6.9. Het verweer dat de gestelde kosten voor de werkzaamheden van [A] niet in werkelijkheid zijn gemaakt, is ongegrond. Bij repliek is een behoorlijke specificatie van de factuur van 27 augustus 2010 overgelegd. Ook blijkt uit een bankafschrift van een betaling van € 7.073,10 op 8 september 2010. [A] zond daarna een aanmaning omdat de factuur niet was betaald tot een bedrag van € 3.045,09. De som van beide bedragen komt uit op het bedrag van de factuur. De woning is verkocht als woonruimte, zodat niet valt in te zien dat de BTW voor [eiser] geen schade oplevert. Ook een ondernemer mag de BTW voor werkzaamheden aan zijn woning in beginsel niet in aftrek brengen. Omstandigheden die het anders maken, zijn door [gedaagde] niet aangevoerd.

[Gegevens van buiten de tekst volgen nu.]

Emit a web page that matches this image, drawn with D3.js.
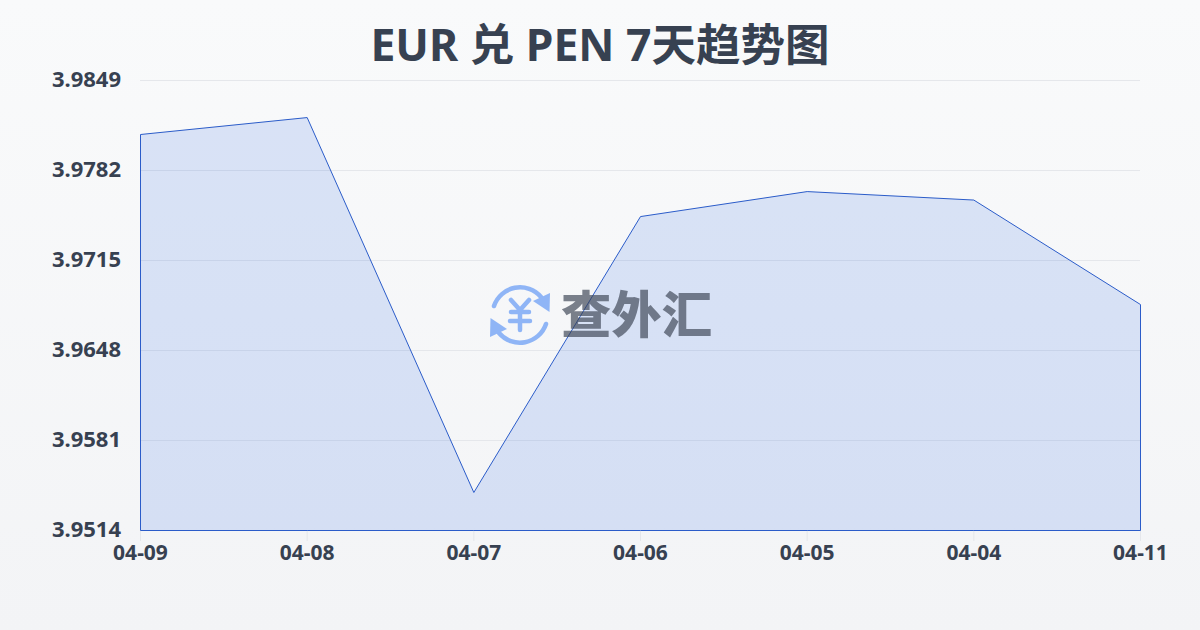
<!DOCTYPE html>
<html><head><meta charset="utf-8">
<script src="https://cdn.jsdelivr.net/npm/d3@7/dist/d3.min.js"></script>
<style>
html,body{margin:0;padding:0;width:1200px;height:630px;overflow:hidden;background:#f9fafb}
svg{display:block}
text{font-family:"Noto Sans","Noto Sans CJK SC",sans-serif;font-weight:700;fill:#374151}
</style></head><body><svg id="c" width="1200" height="630"></svg>
<script>
const titleText = "EUR 兑 PEN 7天趋势图";
const dates = ["04-09","04-08","04-07","04-06","04-05","04-04","04-11"];
const rates = [3.98088,3.98214,3.95423,3.97477,3.97663,3.97600,3.96822];
const yTicks = [3.9514,3.9581,3.9648,3.9715,3.9782,3.9849];

const svg = d3.select("#c");
const defs = svg.append("defs");
const bg = defs.append("linearGradient").attr("id","bg").attr("x1",0).attr("y1",0).attr("x2",0).attr("y2",1);
bg.append("stop").attr("offset",0).attr("stop-color","#f9fafb");
bg.append("stop").attr("offset",1).attr("stop-color","#f3f4f6");
svg.append("rect").attr("width",1200).attr("height",630).attr("fill","url(#bg)");

const x = d3.scalePoint().domain(d3.range(dates.length)).range([140.5,1140.5]);
const y = d3.scaleLinear().domain([3.9514,3.9849]).range([530.5,80.5]);

svg.append("text").attr("x",600).attr("y",60.5).attr("text-anchor","middle")
  .style("font-size","44.5px").text(titleText);

svg.append("g").selectAll("line").data(yTicks).join("line")
  .attr("x1",140).attr("x2",1140).attr("y1",d=>y(d)).attr("y2",d=>y(d))
  .attr("stroke","#e5e7eb").attr("stroke-width",1);

svg.append("g").selectAll("line").data(d3.range(dates.length)).join("line")
  .attr("x1",d=>x(d)).attr("x2",d=>x(d)).attr("y1",530.5).attr("y2",541)
  .attr("stroke","#e5e7eb").attr("stroke-width",1);

svg.append("g").selectAll("text").data(yTicks).join("text")
  .attr("x",121).attr("y",d=>y(d)+6).attr("text-anchor","end")
  .style("font-size","22px").text(d=>d.toFixed(4));

svg.append("g").selectAll("text").data(dates).join("text")
  .attr("x",(d,i)=>x(i)).attr("y",559.5).attr("text-anchor","middle")
  .style("font-size","21px").text(d=>d);

const area = d3.area().x((d,i)=>x(i)).y0(y(3.9514)).y1(d=>y(d));
svg.append("path").datum(rates).attr("d",area)
  .attr("fill","#1d5ce0").attr("fill-opacity",0.14)
  .attr("stroke","#2b5cc9").attr("stroke-width",1).attr("stroke-linejoin","round");

// watermark
const wm = svg.append("g").attr("opacity",0.66);
const ic = wm.append("g").attr("transform","translate(520,315)").attr("fill","none")
  .attr("stroke","#5b94f5").attr("stroke-linecap","round").attr("stroke-linejoin","round");
ic.append("path").attr("stroke-width",4.5).attr("d","M-26,-9 A27.5,27.5 0 0 1 21,-18");
ic.append("path").attr("stroke-width",4.5).attr("d","M26,9 A27.5,27.5 0 0 1 -21,18");
ic.append("path").attr("fill","#5b94f5").attr("stroke","none").attr("d","M13,-14 L30,-22 L29.5,-3 Z");
ic.append("path").attr("fill","#5b94f5").attr("stroke","none").attr("d","M-13,14 L-30,22 L-29.5,3 Z");
ic.append("path").attr("stroke-width",4.5).attr("d","M-9,-15 L0,-5 L9,-15 M0,-5 L0,15 M-9,-3 L9,-3 M-10,6 L10,6");
wm.append("text").attr("x",561).attr("y",333).attr("textLength",151).attr("lengthAdjust","spacingAndGlyphs")
  .style("font-size","50px").style("font-family",'"Noto Sans CJK SC"').style("font-weight",900)
  .style("fill","#3a4252").text("查外汇");
</script></body></html>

6.10. De stelling van [gedaagde] die erop neerkomt dat de schade moet worden verminderd wegens "nieuw voor oud" gaat niet op. [Eiser] mocht op grond van de mededeling dat het dak van de keuken recent was vernieuwd verwachten dat het dak nog geruime tijd zou meegaan. Het is dan ook niet redelijk een aftrek wegens "nieuw voor oud" toe te passen.
6.11. De vordering tot schadevergoeding is toewijsbaar tot de volgende bedragen:
- de factuur van [A]: € 10.118,19 verminderd met € 5.546,59 = € 4.571,60
- de factuur van [B]: € 301,78 verminderd met € 175,77 = € 126,01
- totaal: € 4.697,61
De wettelijke rente over dit bedrag zal worden toegewezen vanaf 21 januari 2011.
6.12. De inspanningen om de vordering buitengerechtelijk te incasseren waren gericht op incasso van een aanzienlijk te hoog bedrag. Het is niet redelijk de kosten daarvan voor rekening van [gedaagde] te laten komen. De vordering tot vergoeding van buitengerechtelijke incassokosten is daarom niet toewijsbaar.
6.13. Nu partijen over en weer op enige punten in het ongelijk worden gesteld, zullen tussen hen de proceskosten worden verdeeld, in die zin dat iedere partij de eigen kosten draagt.
veroordeelt [gedaagde] om tegen bewijs van kwijting aan [eiser] te betalen een bedrag van € 4.697,61 vermeerderd met de wettelijke rente over dit bedrag vanaf 21 januari 2011 tot de dag der voldoening;
verklaart dit vonnis tot zover uitvoerbaar bij voorraad;
bepaalt dat ieder van partijen de eigen proceskosten moet dragen;
wijst af wat meer of anders is gevorderd.
Dit vonnis is gewezen door mr. C. Kool, kantonrechter, en uitgesproken ter openbare terechtzitting van 13 juni 2012 in tegenwoordigheid van de griffier.